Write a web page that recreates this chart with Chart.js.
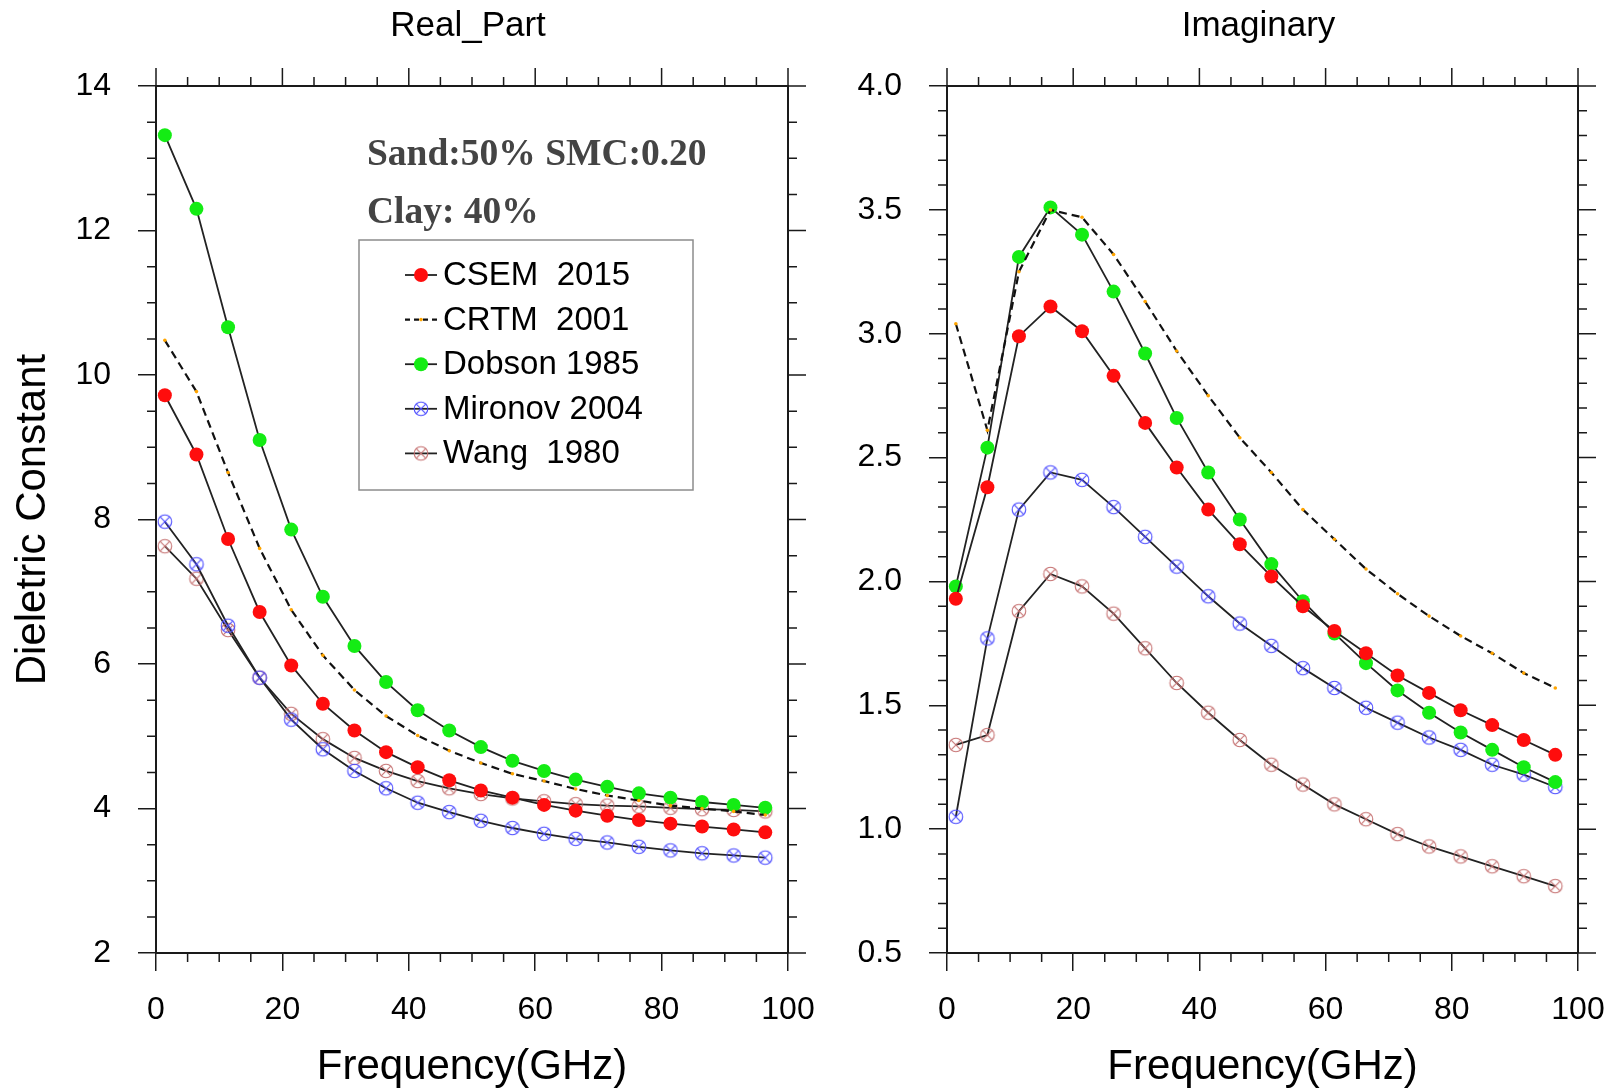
<!DOCTYPE html>
<html>
<head>
<meta charset="utf-8">
<script src="https://cdn.jsdelivr.net/npm/chart.js@4.4.0/dist/chart.umd.min.js"></script>
<style>
  body { margin: 0; background: #fff; width: 1617px; height: 1089px; overflow: hidden; position: relative; }
  .panel { position: absolute; top: 0; height: 1089px; }
  #left { left: 0; width: 830px; }
  #right { left: 808px; width: 809px; }
</style>
</head>
<body>
<div class="panel" id="left"><canvas id="realChart" width="830" height="1089"></canvas></div>
<div class="panel" id="right"><canvas id="imagChart" width="809" height="1089"></canvas></div>
<script>
// frequencies (GHz)
const freq = [1.4, 6.4, 11.4, 16.4, 21.4, 26.4, 31.4, 36.4, 41.4, 46.4, 51.4, 56.4, 61.4, 66.4, 71.4, 76.4, 81.4, 86.4, 91.4, 96.4];

// real part
const realCSEM    = [9.72, 8.90, 7.73, 6.72, 5.98, 5.45, 5.08, 4.78, 4.57, 4.39, 4.25, 4.15, 4.05, 3.97, 3.90, 3.84, 3.79, 3.75, 3.71, 3.67];
const realCRTM    = [10.48, 9.77, 8.65, 7.60, 6.75, 6.12, 5.64, 5.28, 5.01, 4.80, 4.63, 4.48, 4.38, 4.27, 4.18, 4.11, 4.04, 4.00, 3.96, 3.91];
const realDobson  = [13.32, 12.30, 10.66, 9.10, 7.86, 6.93, 6.25, 5.75, 5.36, 5.08, 4.85, 4.66, 4.52, 4.40, 4.30, 4.21, 4.15, 4.09, 4.05, 4.01];
const realMironov = [7.97, 7.38, 6.53, 5.81, 5.23, 4.82, 4.52, 4.28, 4.08, 3.95, 3.83, 3.73, 3.65, 3.58, 3.53, 3.47, 3.42, 3.38, 3.35, 3.32];
const realWang    = [7.63, 7.18, 6.47, 5.81, 5.31, 4.96, 4.70, 4.52, 4.38, 4.28, 4.20, 4.14, 4.10, 4.06, 4.04, 4.03, 4.01, 3.99, 3.98, 3.96];

// imaginary part
const imagCSEM    = [1.93, 2.38, 2.99, 3.11, 3.01, 2.83, 2.64, 2.46, 2.29, 2.15, 2.02, 1.90, 1.80, 1.71, 1.62, 1.55, 1.48, 1.42, 1.36, 1.30];
const imagCRTM    = [3.04, 2.61, 3.25, 3.50, 3.47, 3.32, 3.13, 2.93, 2.75, 2.58, 2.44, 2.29, 2.17, 2.05, 1.95, 1.86, 1.78, 1.71, 1.63, 1.57];
const imagDobson  = [1.98, 2.54, 3.31, 3.51, 3.40, 3.17, 2.92, 2.66, 2.44, 2.25, 2.07, 1.92, 1.79, 1.67, 1.56, 1.47, 1.39, 1.32, 1.25, 1.19];
const imagMironov = [1.05, 1.77, 2.29, 2.44, 2.41, 2.30, 2.18, 2.06, 1.94, 1.83, 1.74, 1.65, 1.57, 1.49, 1.43, 1.37, 1.32, 1.26, 1.22, 1.17];
const imagWang    = [1.34, 1.38, 1.88, 2.03, 1.98, 1.87, 1.73, 1.59, 1.47, 1.36, 1.26, 1.18, 1.10, 1.04, 0.98, 0.93, 0.89, 0.85, 0.81, 0.77];

const seriesNames = ['CSEM  2015', 'CRTM  2001', 'Dobson 1985', 'Mironov 2004', 'Wang  1980'];
const xTicks = [0, 20, 40, 60, 80, 100];

const LINE = '#222';
const AXIS = '#1a1a1a';
const FONT = "'Liberation Sans', Arial, sans-serif";

// circle with an x inside, NCL marker style
function ringCross(color) {
  const c = document.createElement('canvas');
  c.width = c.height = 18;
  const g = c.getContext('2d');
  const r = 6.8, d = r * Math.SQRT1_2;
  g.strokeStyle = color;
  g.lineWidth = 1.1;
  g.beginPath(); g.arc(9, 9, r, 0, Math.PI * 2); g.stroke();
  g.beginPath();
  g.moveTo(9 - d, 9 - d); g.lineTo(9 + d, 9 + d);
  g.moveTo(9 + d, 9 - d); g.lineTo(9 - d, 9 + d);
  g.stroke();
  return c;
}
const mironovMark = ringCross('#4a4aff');
const wangMark = ringCross('#c67272');

function makeSets(csem, crtm, dobson, mironov, wang) {
  const pts = arr => freq.map((f, i) => ({ x: f, y: arr[i] }));
  const base = { borderColor: LINE, borderWidth: 1.8, tension: 0, pointBorderWidth: 0 };
  return [
    { ...base, label: seriesNames[0], data: pts(csem), pointStyle: 'circle', pointRadius: 7,
      pointBackgroundColor: '#ff0d0d', pointBorderColor: '#ff0d0d' },
    { ...base, label: seriesNames[1], data: pts(crtm), borderColor: '#111', borderWidth: 2.2, borderDash: [8, 5],
      pointStyle: 'circle', pointRadius: 1.8, pointBackgroundColor: '#ffa500', pointBorderColor: '#ffa500' },
    { ...base, label: seriesNames[2], data: pts(dobson), pointStyle: 'circle', pointRadius: 7,
      pointBackgroundColor: '#14ec14', pointBorderColor: '#14ec14' },
    { ...base, label: seriesNames[3], data: pts(mironov), pointStyle: mironovMark, pointRadius: 7,
      pointBackgroundColor: '#4a4aff', pointBorderColor: '#4a4aff' },
    { ...base, label: seriesNames[4], data: pts(wang), pointStyle: wangMark, pointRadius: 7,
      pointBackgroundColor: '#c67272', pointBorderColor: '#c67272' }
  ];
}

// top/right frame, minor ticks, mirrored ticks, panel title
const frame = {
  id: 'frame',
  afterDraw(chart, args, o) {
    const { ctx, chartArea: a, scales: { x, y } } = chart;
    const near = (v, step) => Math.abs(v / step - Math.round(v / step)) < 1e-6;
    ctx.save();
    ctx.strokeStyle = AXIS;
    ctx.lineWidth = 2;
    ctx.beginPath();
    ctx.moveTo(a.left, a.top); ctx.lineTo(a.right, a.top); ctx.lineTo(a.right, a.bottom);
    ctx.stroke();

    ctx.lineWidth = 1.5;
    ctx.beginPath();
    for (let i = 0; x.min + i * o.xMinor <= x.max + 1e-9; i++) {
      const v = x.min + i * o.xMinor;
      const px = x.getPixelForValue(v);
      const major = near(v, o.xMajor);
      const len = major ? 18 : 9;
      ctx.moveTo(px, a.top); ctx.lineTo(px, a.top - len);
      if (!major) { ctx.moveTo(px, a.bottom); ctx.lineTo(px, a.bottom + len); }
    }
    for (let i = 0; y.min + i * o.yMinor <= y.max + 1e-9; i++) {
      const v = y.min + i * o.yMinor;
      const py = y.getPixelForValue(v);
      const major = near(v - y.min, o.yMajor);
      const len = major ? 18 : 9;
      ctx.moveTo(a.right, py); ctx.lineTo(a.right + len, py);
      if (!major) { ctx.moveTo(a.left, py); ctx.lineTo(a.left - len, py); }
    }
    ctx.stroke();

    ctx.fillStyle = '#000';
    ctx.font = `35px ${FONT}`;
    ctx.textAlign = 'center';
    ctx.textBaseline = 'middle';
    ctx.fillText(o.title, (a.left + a.right) / 2 - 4, 26);
    ctx.restore();
  }
};

// boxed legend + soil notes
const boxLegend = {
  id: 'boxLegend',
  afterDraw(chart, args, o) {
    if (!o.box) return;
    const ctx = chart.ctx;
    const b = o.box;
    ctx.save();
    ctx.fillStyle = '#444';
    ctx.font = "bold 37.5px 'Liberation Serif', 'Times New Roman', serif";
    ctx.textAlign = 'left';
    ctx.textBaseline = 'alphabetic';
    o.notes.forEach(n => ctx.fillText(n.text, n.x, n.y));

    ctx.strokeStyle = '#8c8c8c';
    ctx.lineWidth = 1.5;
    ctx.strokeRect(b.left, b.top, b.width, b.height);

    ctx.font = `33px ${FONT}`;
    ctx.textBaseline = 'middle';
    chart.data.datasets.forEach((ds, i) => {
      const yy = b.rowTop + i * b.rowGap;
      ctx.strokeStyle = ds.borderColor;
      ctx.lineWidth = ds.borderWidth;
      ctx.setLineDash(ds.borderDash ? [5, 4] : []);
      ctx.beginPath(); ctx.moveTo(b.lineFrom, yy); ctx.lineTo(b.lineTo, yy); ctx.stroke();
      ctx.setLineDash([]);
      ctx.fillStyle = ds.pointBackgroundColor;
      ctx.strokeStyle = ds.pointBorderColor;
      Chart.helpers.drawPoint(ctx, { pointStyle: ds.pointStyle, radius: ds.pointRadius, borderWidth: 0, rotation: 0 },
        (b.lineFrom + b.lineTo) / 2, yy);
      ctx.fillStyle = '#000';
      ctx.fillText(ds.label, b.textX, yy + 1);
    });
    ctx.restore();
  }
};

function panelOptions(cfg) {
  return {
    responsive: false,
    animation: false,
    layout: { padding: { top: 86, right: cfg.rightPad, left: 0, bottom: 0 } },
    plugins: {
      legend: { display: false },
      tooltip: { enabled: false },
      frame: { title: cfg.title, xMajor: 20, xMinor: 5, yMajor: cfg.yStep, yMinor: cfg.yMinor },
      boxLegend: cfg.legend || {}
    },
    scales: {
      x: {
        type: 'linear', min: 0, max: 100,
        afterBuildTicks: s => { s.ticks = xTicks.map(v => ({ value: v })); },
        ticks: { color: '#000', font: { family: FONT, size: 32 }, padding: 20, maxRotation: 0 },
        grid: { drawOnChartArea: false, tickLength: 18, color: AXIS, lineWidth: 1.5 },
        border: { color: AXIS, width: 2 },
        title: { display: true, text: 'Frequency(GHz)', color: '#000',
                 font: { family: FONT, size: 42, lineHeight: 1 }, padding: { top: 0, bottom: 1 } },
        // the "100" label may overhang the frame, as in the original
        afterFit: s => { s.height = 136; s.paddingLeft = 0; s.paddingRight = 0; }
      },
      y: {
        type: 'linear', min: cfg.yMin, max: cfg.yMax,
        ticks: { stepSize: cfg.yStep, color: '#000', font: { family: FONT, size: 32 }, padding: 27,
                 callback: cfg.yFmt },
        grid: { drawOnChartArea: false, tickLength: 18, color: AXIS, lineWidth: 1.5 },
        border: { color: AXIS, width: 2 },
        title: { display: !!cfg.yTitle, text: cfg.yTitle || '', color: '#000', font: { family: FONT, size: 42 },
                 padding: { top: 8, bottom: 0 } },
        afterFit: s => { s.width = cfg.yWidth; s.paddingTop = 0; s.paddingBottom = 0; }
      }
    }
  };
}

new Chart(document.getElementById('realChart'), {
  type: 'line',
  data: { datasets: makeSets(realCSEM, realCRTM, realDobson, realMironov, realWang) },
  options: panelOptions({
    title: 'Real_Part', rightPad: 42, yWidth: 156,
    yMin: 2, yMax: 14, yStep: 2, yMinor: 0.5, yFmt: v => String(v),
    yTitle: 'Dieletric Constant',
    legend: {
      notes: [
        { text: 'Sand:50% SMC:0.20', x: 367, y: 165 },
        { text: 'Clay: 40%', x: 367, y: 223 }
      ],
      box: { left: 359, top: 240, width: 334, height: 250, rowTop: 275, rowGap: 44.6,
             lineFrom: 405, lineTo: 437, textX: 443 }
    }
  }),
  plugins: [frame, boxLegend]
});

new Chart(document.getElementById('imagChart'), {
  type: 'line',
  data: { datasets: makeSets(imagCSEM, imagCRTM, imagDobson, imagMironov, imagWang) },
  options: panelOptions({
    title: 'Imaginary', rightPad: 39, yWidth: 139,
    yMin: 0.5, yMax: 4.0, yStep: 0.5, yMinor: 0.1, yFmt: v => v.toFixed(1)
  }),
  plugins: [frame, boxLegend]
});
</script>
</body>
</html>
————————
=== THE TASK ===
Copy out every line of the data that includes "with".

=== RESULT OF THIS TASK ===
Write a web page that recreates this chart with Chart.js.
// circle with an x inside, NCL marker style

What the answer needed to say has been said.